Write out each line of the listing as it stands, without the images.

**** Supplied information ****

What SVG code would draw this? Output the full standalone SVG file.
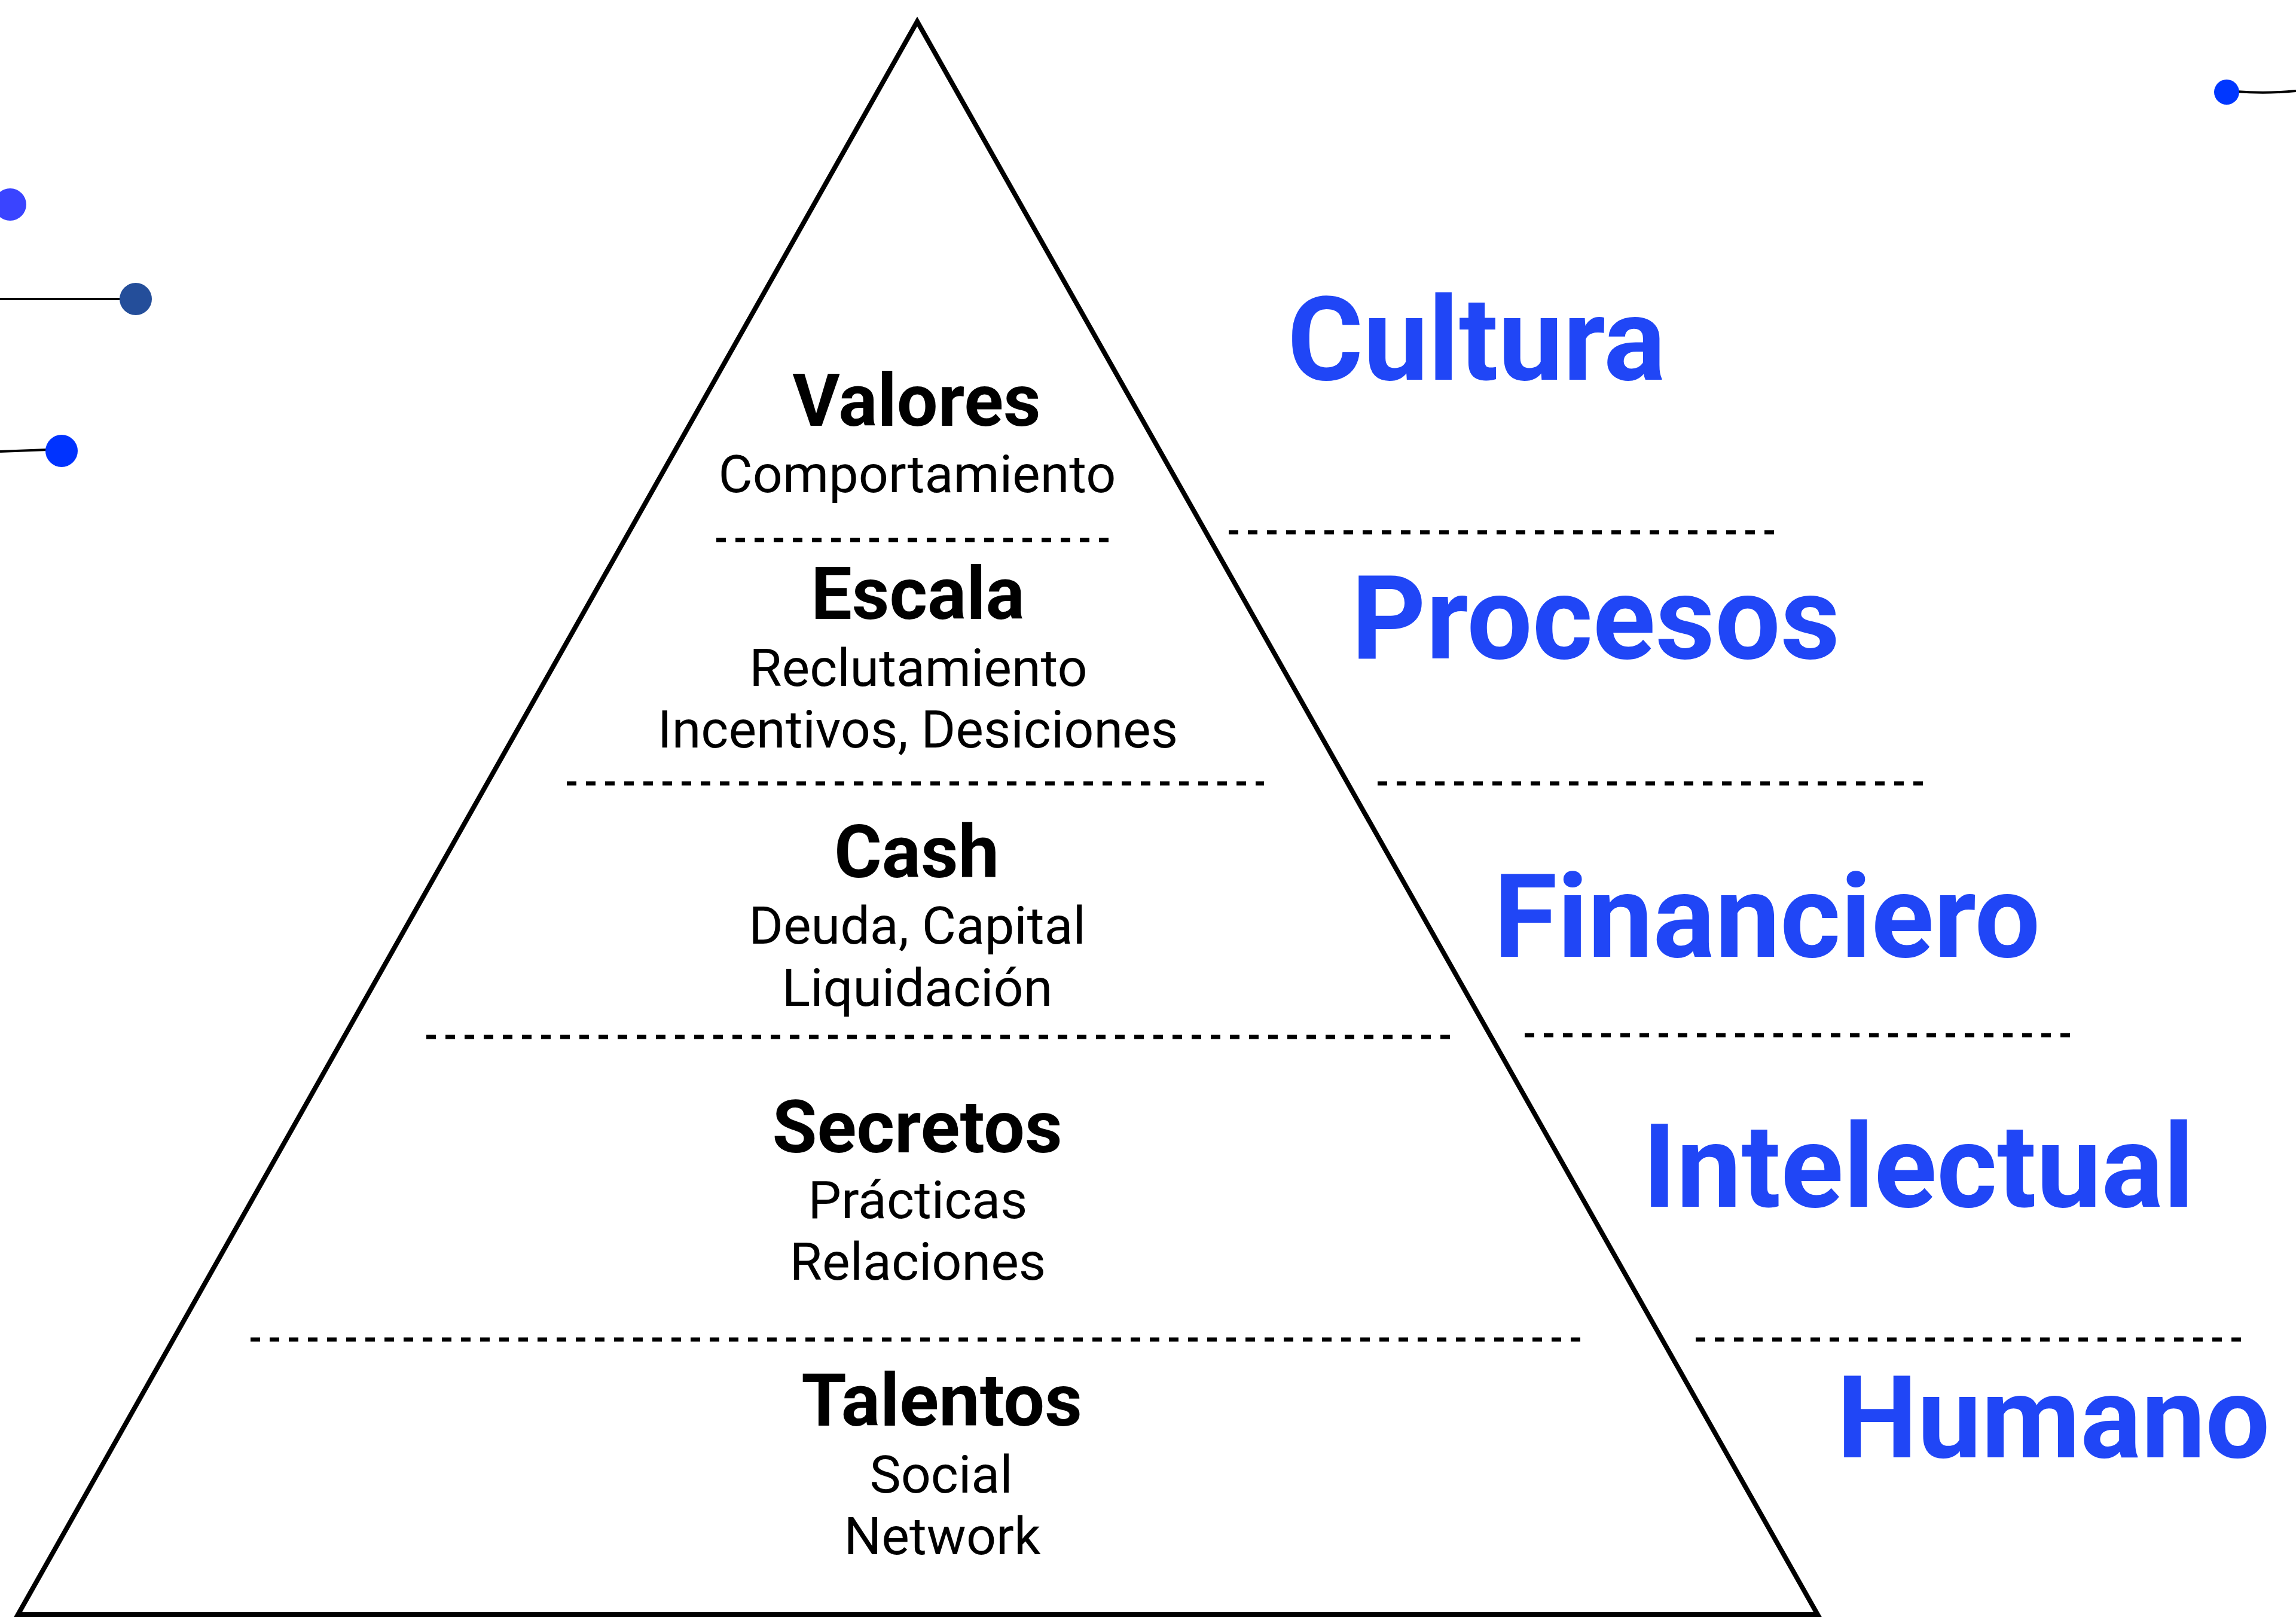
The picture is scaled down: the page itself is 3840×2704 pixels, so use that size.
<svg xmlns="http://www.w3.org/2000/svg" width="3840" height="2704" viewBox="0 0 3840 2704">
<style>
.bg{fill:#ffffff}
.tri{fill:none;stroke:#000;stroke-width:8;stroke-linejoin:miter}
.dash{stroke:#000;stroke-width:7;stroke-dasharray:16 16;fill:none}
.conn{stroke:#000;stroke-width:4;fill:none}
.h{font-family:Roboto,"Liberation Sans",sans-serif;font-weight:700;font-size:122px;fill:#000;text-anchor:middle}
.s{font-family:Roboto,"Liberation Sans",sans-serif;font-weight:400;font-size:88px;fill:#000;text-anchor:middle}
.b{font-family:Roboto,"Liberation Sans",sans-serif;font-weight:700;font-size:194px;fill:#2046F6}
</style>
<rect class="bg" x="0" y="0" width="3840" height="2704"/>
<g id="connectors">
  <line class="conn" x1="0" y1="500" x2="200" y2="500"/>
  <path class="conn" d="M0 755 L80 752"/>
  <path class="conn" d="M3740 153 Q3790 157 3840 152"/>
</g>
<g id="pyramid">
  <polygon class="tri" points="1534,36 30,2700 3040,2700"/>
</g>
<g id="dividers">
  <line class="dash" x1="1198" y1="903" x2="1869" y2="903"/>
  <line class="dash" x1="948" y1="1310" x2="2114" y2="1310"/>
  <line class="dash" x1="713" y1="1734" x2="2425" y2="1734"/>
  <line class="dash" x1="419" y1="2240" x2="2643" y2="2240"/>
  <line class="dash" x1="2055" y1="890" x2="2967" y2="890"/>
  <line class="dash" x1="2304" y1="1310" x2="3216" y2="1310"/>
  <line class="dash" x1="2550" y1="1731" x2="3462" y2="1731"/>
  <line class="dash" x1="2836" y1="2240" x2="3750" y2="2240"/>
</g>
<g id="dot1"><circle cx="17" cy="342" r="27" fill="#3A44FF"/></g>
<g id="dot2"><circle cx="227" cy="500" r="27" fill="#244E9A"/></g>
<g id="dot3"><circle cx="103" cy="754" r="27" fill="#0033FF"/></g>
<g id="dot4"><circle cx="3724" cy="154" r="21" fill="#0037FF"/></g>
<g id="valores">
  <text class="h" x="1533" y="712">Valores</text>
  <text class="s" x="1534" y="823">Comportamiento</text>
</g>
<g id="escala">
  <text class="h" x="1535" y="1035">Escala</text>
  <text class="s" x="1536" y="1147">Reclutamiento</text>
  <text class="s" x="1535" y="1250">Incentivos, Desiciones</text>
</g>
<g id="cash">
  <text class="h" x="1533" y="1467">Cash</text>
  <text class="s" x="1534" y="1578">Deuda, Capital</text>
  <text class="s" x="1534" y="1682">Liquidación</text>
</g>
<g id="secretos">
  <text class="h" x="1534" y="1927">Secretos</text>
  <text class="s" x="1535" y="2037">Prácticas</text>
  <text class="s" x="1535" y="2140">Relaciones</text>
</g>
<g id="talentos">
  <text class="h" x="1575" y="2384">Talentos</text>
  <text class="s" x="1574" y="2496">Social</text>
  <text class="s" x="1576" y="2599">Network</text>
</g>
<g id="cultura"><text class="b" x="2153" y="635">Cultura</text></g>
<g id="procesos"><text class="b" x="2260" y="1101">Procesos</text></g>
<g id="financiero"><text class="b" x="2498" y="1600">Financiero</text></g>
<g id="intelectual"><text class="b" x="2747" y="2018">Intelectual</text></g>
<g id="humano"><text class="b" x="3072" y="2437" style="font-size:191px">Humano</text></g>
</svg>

****

» **Task answer**:
What SVG code would draw this? Output the full standalone SVG file.
The picture is scaled down: the page itself is 3840×2704 pixels, so use that size.
<svg xmlns="http://www.w3.org/2000/svg" width="3840" height="2704" viewBox="0 0 3840 2704">
<style>
.bg{fill:#ffffff}
.tri{fill:none;stroke:#000;stroke-width:8;stroke-linejoin:miter}
.dash{stroke:#000;stroke-width:7;stroke-dasharray:16 16;fill:none}
.conn{stroke:#000;stroke-width:4;fill:none}
.h{font-family:Roboto,"Liberation Sans",sans-serif;font-weight:700;font-size:122px;fill:#000;text-anchor:middle}
.s{font-family:Roboto,"Liberation Sans",sans-serif;font-weight:400;font-size:88px;fill:#000;text-anchor:middle}
.b{font-family:Roboto,"Liberation Sans",sans-serif;font-weight:700;font-size:194px;fill:#2046F6}
</style>
<rect class="bg" x="0" y="0" width="3840" height="2704"/>
<g id="connectors">
  <line class="conn" x1="0" y1="500" x2="200" y2="500"/>
  <path class="conn" d="M0 755 L80 752"/>
  <path class="conn" d="M3740 153 Q3790 157 3840 152"/>
</g>
<g id="pyramid">
  <polygon class="tri" points="1534,36 30,2700 3040,2700"/>
</g>
<g id="dividers">
  <line class="dash" x1="1198" y1="903" x2="1869" y2="903"/>
  <line class="dash" x1="948" y1="1310" x2="2114" y2="1310"/>
  <line class="dash" x1="713" y1="1734" x2="2425" y2="1734"/>
  <line class="dash" x1="419" y1="2240" x2="2643" y2="2240"/>
  <line class="dash" x1="2055" y1="890" x2="2967" y2="890"/>
  <line class="dash" x1="2304" y1="1310" x2="3216" y2="1310"/>
  <line class="dash" x1="2550" y1="1731" x2="3462" y2="1731"/>
  <line class="dash" x1="2836" y1="2240" x2="3750" y2="2240"/>
</g>
<g id="dot1"><circle cx="17" cy="342" r="27" fill="#3A44FF"/></g>
<g id="dot2"><circle cx="227" cy="500" r="27" fill="#244E9A"/></g>
<g id="dot3"><circle cx="103" cy="754" r="27" fill="#0033FF"/></g>
<g id="dot4"><circle cx="3724" cy="154" r="21" fill="#0037FF"/></g>
<g id="valores">
  <text class="h" x="1533" y="712">Valores</text>
  <text class="s" x="1534" y="823">Comportamiento</text>
</g>
<g id="escala">
  <text class="h" x="1535" y="1035">Escala</text>
  <text class="s" x="1536" y="1147">Reclutamiento</text>
  <text class="s" x="1535" y="1250">Incentivos, Desiciones</text>
</g>
<g id="cash">
  <text class="h" x="1533" y="1467">Cash</text>
  <text class="s" x="1534" y="1578">Deuda, Capital</text>
  <text class="s" x="1534" y="1682">Liquidación</text>
</g>
<g id="secretos">
  <text class="h" x="1534" y="1927">Secretos</text>
  <text class="s" x="1535" y="2037">Prácticas</text>
  <text class="s" x="1535" y="2140">Relaciones</text>
</g>
<g id="talentos">
  <text class="h" x="1575" y="2384">Talentos</text>
  <text class="s" x="1574" y="2496">Social</text>
  <text class="s" x="1576" y="2599">Network</text>
</g>
<g id="cultura"><text class="b" x="2153" y="635">Cultura</text></g>
<g id="procesos"><text class="b" x="2260" y="1101">Procesos</text></g>
<g id="financiero"><text class="b" x="2498" y="1600">Financiero</text></g>
<g id="intelectual"><text class="b" x="2747" y="2018">Intelectual</text></g>
<g id="humano"><text class="b" x="3072" y="2437" style="font-size:191px">Humano</text></g>
</svg>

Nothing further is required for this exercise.